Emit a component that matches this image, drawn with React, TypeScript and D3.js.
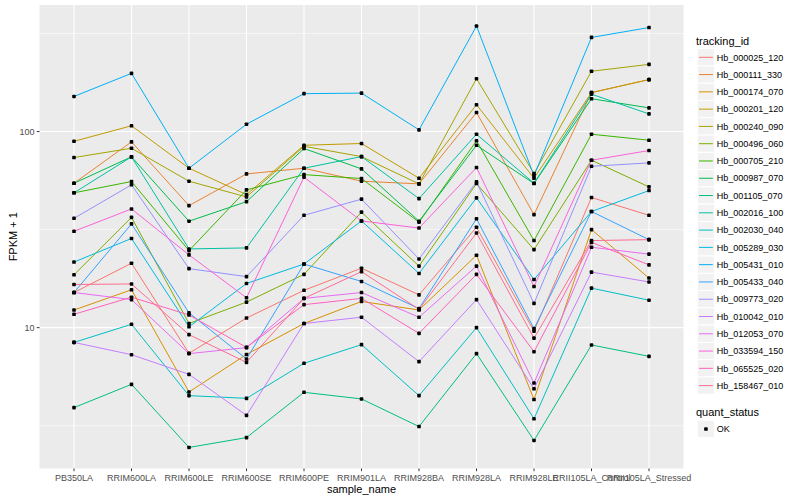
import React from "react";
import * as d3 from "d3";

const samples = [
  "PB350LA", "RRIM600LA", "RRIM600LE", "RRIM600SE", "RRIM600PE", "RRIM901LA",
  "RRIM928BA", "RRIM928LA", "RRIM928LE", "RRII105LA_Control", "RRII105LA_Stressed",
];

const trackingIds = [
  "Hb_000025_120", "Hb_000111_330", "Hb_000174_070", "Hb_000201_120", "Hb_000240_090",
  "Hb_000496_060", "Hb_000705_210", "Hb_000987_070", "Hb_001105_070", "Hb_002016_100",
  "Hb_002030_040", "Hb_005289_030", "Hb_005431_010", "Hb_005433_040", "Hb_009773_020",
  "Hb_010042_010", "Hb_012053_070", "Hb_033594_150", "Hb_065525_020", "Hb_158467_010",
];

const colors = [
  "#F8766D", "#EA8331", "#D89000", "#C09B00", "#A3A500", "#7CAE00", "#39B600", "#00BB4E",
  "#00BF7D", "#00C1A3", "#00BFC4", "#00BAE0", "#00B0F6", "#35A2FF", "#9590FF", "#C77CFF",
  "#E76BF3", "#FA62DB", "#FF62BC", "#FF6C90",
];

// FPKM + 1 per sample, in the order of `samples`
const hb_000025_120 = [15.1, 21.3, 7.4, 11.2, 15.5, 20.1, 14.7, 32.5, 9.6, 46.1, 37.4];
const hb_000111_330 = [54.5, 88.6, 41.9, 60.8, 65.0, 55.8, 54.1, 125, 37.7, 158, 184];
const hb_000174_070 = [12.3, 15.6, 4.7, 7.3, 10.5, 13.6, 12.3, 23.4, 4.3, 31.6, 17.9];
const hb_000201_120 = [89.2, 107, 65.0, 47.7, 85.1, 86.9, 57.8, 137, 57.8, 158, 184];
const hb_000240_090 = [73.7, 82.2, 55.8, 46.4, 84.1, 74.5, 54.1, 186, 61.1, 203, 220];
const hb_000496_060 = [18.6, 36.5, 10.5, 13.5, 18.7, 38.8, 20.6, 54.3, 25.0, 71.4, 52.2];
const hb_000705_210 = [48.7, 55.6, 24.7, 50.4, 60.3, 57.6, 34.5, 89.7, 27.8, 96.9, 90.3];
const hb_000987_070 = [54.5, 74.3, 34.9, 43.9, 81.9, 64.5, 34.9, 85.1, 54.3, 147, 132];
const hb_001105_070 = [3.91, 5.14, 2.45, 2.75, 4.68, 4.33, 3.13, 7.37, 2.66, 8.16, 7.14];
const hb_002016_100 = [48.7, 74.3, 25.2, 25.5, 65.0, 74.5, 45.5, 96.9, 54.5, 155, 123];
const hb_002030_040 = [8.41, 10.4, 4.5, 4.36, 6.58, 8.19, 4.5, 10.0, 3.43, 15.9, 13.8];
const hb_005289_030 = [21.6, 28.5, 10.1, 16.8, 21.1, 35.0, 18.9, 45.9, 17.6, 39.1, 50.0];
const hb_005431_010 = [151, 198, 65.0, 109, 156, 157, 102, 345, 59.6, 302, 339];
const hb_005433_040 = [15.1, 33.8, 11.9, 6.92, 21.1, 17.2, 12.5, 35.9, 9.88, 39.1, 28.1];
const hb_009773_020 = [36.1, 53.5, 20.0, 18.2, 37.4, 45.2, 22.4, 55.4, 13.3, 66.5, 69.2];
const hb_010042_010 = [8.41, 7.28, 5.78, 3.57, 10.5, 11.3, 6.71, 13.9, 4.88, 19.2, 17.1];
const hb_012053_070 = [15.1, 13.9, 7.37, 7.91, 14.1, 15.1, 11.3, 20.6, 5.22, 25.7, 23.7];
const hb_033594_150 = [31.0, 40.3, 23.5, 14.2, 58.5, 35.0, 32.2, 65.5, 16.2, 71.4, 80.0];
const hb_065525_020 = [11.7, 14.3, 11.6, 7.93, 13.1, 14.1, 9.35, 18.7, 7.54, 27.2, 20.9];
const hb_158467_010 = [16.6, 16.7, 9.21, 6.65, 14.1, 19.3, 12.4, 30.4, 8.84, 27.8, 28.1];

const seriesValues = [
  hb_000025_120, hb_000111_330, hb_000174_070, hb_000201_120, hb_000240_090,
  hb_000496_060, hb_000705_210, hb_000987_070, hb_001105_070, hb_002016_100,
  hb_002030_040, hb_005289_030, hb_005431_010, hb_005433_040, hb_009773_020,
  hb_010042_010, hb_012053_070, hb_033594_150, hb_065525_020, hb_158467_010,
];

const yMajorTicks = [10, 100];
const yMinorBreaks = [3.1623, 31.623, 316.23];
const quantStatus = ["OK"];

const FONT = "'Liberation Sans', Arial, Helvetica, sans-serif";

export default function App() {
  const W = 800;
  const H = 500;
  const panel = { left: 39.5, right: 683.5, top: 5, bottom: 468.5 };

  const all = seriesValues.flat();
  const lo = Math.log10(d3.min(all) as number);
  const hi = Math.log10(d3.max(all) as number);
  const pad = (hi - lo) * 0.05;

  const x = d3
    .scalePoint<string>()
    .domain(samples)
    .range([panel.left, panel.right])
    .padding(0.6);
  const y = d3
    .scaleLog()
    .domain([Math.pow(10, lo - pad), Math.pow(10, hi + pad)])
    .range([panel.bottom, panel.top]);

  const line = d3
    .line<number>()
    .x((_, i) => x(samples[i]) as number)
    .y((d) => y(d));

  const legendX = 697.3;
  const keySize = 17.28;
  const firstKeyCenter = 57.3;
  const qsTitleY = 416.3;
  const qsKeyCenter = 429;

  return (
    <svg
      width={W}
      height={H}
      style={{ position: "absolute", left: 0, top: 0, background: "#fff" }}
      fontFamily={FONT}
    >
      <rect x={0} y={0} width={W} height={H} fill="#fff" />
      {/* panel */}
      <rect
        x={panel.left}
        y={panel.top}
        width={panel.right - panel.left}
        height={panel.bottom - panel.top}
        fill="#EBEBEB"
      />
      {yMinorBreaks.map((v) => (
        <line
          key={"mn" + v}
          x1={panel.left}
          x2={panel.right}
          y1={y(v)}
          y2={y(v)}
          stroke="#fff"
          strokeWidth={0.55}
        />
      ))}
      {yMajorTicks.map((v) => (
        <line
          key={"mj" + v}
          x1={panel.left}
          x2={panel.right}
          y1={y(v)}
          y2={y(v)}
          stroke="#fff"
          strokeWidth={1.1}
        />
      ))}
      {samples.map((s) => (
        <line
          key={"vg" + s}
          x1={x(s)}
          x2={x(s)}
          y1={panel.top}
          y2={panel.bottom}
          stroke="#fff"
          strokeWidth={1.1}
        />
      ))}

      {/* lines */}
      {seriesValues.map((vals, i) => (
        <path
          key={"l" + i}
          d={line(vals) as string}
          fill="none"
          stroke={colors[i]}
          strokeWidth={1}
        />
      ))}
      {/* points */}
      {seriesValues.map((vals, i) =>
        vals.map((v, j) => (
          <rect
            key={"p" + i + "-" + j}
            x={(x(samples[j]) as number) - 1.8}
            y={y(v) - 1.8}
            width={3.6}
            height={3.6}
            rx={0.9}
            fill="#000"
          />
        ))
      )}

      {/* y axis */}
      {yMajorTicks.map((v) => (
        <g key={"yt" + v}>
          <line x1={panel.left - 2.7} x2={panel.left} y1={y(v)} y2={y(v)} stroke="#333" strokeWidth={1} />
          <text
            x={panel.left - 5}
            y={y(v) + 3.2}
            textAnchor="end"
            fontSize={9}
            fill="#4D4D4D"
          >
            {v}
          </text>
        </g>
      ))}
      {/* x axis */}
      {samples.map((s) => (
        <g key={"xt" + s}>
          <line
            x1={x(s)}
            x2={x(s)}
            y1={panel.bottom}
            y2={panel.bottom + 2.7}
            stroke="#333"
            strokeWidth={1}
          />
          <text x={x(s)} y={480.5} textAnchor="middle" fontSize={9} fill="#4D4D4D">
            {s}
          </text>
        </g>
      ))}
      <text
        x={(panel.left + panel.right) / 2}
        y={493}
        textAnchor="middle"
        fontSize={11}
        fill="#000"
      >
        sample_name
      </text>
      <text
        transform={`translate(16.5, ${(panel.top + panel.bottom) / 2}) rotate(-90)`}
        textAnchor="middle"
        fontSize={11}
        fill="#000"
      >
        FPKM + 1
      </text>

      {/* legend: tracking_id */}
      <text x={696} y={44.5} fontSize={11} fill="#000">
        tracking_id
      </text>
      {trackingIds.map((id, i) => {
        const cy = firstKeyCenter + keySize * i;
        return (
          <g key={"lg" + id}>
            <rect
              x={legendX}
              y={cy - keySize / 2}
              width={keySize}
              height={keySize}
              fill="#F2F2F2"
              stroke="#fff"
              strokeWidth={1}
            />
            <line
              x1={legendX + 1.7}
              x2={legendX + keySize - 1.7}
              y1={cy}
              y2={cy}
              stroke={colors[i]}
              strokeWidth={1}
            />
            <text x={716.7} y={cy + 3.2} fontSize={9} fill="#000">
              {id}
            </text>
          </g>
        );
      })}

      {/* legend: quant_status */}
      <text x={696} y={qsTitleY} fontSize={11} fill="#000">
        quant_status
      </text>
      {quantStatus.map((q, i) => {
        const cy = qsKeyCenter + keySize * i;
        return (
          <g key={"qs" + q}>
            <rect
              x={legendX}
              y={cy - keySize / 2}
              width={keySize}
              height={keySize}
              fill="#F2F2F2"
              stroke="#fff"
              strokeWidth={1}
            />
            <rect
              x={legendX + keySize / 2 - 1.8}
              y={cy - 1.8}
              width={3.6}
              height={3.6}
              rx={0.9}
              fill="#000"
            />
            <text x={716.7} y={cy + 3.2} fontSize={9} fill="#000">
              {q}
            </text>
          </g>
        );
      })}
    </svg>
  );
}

__________

Required task: Reply with nothing but the number of lines that contain the word "React".

Solution: 2